= Thermate =

Incendiary pyrotechnic composition

Thermate is a variation of thermite and is an incendiary pyrotechnic composition that can generate short bursts of very high temperatures focused on a small area for a short period of time. It is used primarily in incendiary grenades.

The main chemical reaction in thermate is the same as in thermite: an aluminothermic reaction between powdered aluminium and a metal oxide. Thermate can also utilize magnesium or other similar elements in place of aluminium. In addition to thermite, thermate sometimes contains sulfur and sometimes barium nitrate, both of which increase its thermal effect, create flame in burning, and significantly reduce the ignition temperature. Various mixtures of these compounds can be called thermate, but to avoid confusion with thermate-TH3, one can refer to them as thermite variants or analogs.

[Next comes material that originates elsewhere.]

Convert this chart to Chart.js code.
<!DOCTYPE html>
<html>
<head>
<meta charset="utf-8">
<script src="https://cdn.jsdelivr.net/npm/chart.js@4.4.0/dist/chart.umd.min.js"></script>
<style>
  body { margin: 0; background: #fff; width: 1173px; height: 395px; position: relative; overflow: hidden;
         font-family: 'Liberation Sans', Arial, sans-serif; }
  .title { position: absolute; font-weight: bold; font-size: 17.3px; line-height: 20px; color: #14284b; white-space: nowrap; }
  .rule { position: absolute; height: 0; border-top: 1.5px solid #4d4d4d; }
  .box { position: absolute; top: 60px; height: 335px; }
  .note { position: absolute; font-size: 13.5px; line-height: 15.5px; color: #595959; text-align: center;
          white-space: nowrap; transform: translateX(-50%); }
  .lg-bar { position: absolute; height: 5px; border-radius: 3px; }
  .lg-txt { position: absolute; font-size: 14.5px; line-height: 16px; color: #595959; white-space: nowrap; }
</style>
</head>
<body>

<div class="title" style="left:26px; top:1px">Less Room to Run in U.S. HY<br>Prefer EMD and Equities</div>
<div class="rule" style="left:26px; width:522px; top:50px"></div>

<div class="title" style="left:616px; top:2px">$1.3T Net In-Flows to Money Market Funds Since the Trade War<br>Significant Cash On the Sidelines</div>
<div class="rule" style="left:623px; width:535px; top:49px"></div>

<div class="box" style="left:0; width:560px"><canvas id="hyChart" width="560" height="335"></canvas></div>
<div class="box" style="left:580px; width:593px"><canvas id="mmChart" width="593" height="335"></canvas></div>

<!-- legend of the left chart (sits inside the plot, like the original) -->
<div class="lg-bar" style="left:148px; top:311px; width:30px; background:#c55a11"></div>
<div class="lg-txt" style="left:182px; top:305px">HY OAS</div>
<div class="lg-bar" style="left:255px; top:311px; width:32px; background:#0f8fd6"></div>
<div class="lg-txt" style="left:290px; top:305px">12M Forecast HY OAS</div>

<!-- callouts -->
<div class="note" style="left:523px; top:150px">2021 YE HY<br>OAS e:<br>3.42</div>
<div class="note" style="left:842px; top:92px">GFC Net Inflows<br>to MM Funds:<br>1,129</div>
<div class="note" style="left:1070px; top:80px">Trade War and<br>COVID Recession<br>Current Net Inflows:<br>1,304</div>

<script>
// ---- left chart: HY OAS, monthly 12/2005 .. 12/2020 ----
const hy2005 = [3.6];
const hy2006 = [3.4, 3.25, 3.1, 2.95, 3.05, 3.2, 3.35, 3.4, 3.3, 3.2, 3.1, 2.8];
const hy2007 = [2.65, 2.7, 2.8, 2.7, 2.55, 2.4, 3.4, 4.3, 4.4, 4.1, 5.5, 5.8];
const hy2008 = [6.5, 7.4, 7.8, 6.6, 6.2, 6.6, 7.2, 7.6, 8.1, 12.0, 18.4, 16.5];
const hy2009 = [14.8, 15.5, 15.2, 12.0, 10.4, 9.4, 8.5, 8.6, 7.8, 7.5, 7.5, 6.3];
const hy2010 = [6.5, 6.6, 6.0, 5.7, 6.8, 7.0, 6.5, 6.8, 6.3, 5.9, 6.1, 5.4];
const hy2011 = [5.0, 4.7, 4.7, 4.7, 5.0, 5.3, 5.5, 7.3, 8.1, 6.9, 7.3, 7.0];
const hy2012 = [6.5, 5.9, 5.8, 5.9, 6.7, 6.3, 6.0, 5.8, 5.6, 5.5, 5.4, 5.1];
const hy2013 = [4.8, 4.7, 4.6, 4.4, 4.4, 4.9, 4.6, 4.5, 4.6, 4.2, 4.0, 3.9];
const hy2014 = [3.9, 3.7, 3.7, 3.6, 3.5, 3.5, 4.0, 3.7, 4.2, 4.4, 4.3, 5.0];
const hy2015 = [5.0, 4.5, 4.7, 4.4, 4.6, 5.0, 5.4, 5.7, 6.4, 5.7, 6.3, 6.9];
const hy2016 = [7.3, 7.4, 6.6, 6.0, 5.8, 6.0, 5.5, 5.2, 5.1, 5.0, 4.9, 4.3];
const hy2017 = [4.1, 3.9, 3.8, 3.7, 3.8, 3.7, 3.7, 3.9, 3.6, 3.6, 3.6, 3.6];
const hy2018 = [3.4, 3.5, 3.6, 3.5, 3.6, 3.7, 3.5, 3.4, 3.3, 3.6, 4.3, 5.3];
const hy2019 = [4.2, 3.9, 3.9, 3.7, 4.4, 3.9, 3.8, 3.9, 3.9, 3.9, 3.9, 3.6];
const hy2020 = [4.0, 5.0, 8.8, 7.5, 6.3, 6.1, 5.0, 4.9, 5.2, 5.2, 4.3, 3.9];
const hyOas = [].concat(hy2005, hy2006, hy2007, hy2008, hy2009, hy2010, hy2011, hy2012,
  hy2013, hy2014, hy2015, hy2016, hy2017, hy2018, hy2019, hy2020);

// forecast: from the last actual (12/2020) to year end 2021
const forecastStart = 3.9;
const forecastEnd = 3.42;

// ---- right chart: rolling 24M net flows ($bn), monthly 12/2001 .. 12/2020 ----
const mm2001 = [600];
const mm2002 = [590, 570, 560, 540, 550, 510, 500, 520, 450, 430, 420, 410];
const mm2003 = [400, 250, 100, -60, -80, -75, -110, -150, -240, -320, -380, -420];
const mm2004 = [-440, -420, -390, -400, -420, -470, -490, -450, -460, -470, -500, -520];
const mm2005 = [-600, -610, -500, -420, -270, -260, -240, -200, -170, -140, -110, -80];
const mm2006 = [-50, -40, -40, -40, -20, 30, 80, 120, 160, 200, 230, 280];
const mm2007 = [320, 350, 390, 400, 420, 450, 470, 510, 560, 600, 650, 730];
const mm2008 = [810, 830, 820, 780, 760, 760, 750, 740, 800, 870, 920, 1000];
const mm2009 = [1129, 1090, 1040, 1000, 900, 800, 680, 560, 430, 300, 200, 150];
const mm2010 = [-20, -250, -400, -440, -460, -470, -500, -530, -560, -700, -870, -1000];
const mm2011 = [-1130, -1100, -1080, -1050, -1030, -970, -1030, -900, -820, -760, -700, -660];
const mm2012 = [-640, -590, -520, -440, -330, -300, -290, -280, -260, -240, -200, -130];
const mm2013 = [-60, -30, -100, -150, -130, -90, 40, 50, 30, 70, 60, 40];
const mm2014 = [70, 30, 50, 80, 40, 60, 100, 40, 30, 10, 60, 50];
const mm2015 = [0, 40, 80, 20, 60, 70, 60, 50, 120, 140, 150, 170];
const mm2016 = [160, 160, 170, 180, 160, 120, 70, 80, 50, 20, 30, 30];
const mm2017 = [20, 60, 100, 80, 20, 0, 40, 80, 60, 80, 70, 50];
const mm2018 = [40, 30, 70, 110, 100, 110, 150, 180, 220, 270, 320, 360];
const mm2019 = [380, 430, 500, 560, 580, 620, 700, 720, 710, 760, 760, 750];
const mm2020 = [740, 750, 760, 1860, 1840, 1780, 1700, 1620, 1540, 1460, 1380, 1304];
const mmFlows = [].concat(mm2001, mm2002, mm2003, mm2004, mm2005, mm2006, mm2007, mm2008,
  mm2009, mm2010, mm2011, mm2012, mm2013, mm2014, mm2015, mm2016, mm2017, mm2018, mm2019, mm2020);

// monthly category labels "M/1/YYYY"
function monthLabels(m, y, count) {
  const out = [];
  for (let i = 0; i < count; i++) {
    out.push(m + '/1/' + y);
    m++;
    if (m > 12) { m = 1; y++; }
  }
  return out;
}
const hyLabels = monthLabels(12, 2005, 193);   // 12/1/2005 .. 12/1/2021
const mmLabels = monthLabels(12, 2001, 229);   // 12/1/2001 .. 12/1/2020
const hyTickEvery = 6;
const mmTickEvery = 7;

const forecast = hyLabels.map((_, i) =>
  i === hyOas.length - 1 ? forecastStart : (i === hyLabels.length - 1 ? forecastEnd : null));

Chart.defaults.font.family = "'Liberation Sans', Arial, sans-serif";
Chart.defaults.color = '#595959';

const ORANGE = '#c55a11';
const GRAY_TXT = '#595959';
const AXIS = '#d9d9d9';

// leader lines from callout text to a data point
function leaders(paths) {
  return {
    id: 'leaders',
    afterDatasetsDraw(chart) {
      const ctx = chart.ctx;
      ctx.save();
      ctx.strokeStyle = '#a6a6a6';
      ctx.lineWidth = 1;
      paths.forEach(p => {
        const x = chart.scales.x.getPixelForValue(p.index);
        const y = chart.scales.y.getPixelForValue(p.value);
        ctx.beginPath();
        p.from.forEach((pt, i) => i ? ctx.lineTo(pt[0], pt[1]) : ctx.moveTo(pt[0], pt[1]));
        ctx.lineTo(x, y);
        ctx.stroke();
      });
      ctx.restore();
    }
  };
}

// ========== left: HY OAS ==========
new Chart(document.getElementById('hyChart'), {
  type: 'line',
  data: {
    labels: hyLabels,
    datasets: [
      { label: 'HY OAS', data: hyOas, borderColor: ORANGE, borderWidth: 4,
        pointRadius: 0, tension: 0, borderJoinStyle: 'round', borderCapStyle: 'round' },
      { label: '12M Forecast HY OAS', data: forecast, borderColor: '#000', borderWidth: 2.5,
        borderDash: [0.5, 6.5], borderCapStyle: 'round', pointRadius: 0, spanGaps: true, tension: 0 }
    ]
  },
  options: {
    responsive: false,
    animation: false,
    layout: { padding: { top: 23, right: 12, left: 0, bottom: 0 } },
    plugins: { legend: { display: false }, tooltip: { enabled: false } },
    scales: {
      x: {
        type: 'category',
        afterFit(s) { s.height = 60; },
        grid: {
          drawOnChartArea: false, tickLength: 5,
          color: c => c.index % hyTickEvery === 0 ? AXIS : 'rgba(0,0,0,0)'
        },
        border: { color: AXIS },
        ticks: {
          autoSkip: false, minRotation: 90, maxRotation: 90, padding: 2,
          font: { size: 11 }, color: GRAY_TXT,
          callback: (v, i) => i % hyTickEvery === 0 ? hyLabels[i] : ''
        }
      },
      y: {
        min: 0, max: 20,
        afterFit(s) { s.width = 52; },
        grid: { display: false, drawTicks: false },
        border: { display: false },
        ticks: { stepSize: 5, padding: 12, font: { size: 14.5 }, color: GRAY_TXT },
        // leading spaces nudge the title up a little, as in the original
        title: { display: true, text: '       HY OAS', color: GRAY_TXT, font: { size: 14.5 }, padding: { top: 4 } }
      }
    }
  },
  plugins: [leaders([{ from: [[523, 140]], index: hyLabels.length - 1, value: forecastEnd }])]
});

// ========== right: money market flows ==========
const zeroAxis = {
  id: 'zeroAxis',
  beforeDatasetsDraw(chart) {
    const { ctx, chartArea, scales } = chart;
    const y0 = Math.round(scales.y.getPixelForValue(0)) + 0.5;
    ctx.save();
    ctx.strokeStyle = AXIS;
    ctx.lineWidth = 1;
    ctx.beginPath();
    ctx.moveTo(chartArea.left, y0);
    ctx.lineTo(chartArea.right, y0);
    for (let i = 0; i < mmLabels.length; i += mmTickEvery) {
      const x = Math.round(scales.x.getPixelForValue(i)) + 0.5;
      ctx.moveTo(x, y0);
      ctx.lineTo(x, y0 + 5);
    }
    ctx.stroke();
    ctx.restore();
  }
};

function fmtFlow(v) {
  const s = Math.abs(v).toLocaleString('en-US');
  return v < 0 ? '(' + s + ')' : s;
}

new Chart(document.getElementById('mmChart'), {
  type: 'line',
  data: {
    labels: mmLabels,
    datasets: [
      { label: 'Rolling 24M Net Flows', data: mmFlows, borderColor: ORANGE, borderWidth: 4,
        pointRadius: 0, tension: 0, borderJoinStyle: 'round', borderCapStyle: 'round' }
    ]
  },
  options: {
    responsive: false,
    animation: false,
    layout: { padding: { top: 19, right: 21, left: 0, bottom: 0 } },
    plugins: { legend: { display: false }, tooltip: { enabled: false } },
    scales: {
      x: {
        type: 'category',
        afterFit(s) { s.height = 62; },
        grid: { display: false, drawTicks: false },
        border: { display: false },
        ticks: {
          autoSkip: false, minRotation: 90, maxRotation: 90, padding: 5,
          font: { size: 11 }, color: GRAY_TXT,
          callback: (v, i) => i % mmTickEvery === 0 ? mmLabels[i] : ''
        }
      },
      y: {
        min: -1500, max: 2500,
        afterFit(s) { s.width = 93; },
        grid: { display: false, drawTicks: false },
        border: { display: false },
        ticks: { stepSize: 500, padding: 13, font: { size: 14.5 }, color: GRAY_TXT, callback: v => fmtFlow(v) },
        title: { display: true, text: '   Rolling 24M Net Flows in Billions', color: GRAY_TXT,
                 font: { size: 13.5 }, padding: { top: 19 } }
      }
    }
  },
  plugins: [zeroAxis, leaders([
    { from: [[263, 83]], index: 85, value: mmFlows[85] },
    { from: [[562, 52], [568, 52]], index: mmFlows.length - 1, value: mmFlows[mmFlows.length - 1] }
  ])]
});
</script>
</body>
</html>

The composition by weight of Thermate-TH3 (in military use) is 68.7% thermite, 29.0% barium nitrate, 2.0% sulfur and 0.3% binder (such as polybutadiene acrylonitrile (PBAN)). As both thermite and thermate are notoriously difficult to ignite, initiating the reaction normally requires supervision and sometimes persistent effort.

Because thermate burns at higher temperatures than ordinary thermite, it has military applications in cutting through tank armor or other hardened military vehicles or bunkers. As with thermite, thermate's ability to burn without an external supply of oxygen makes it useful for underwater incendiary devices.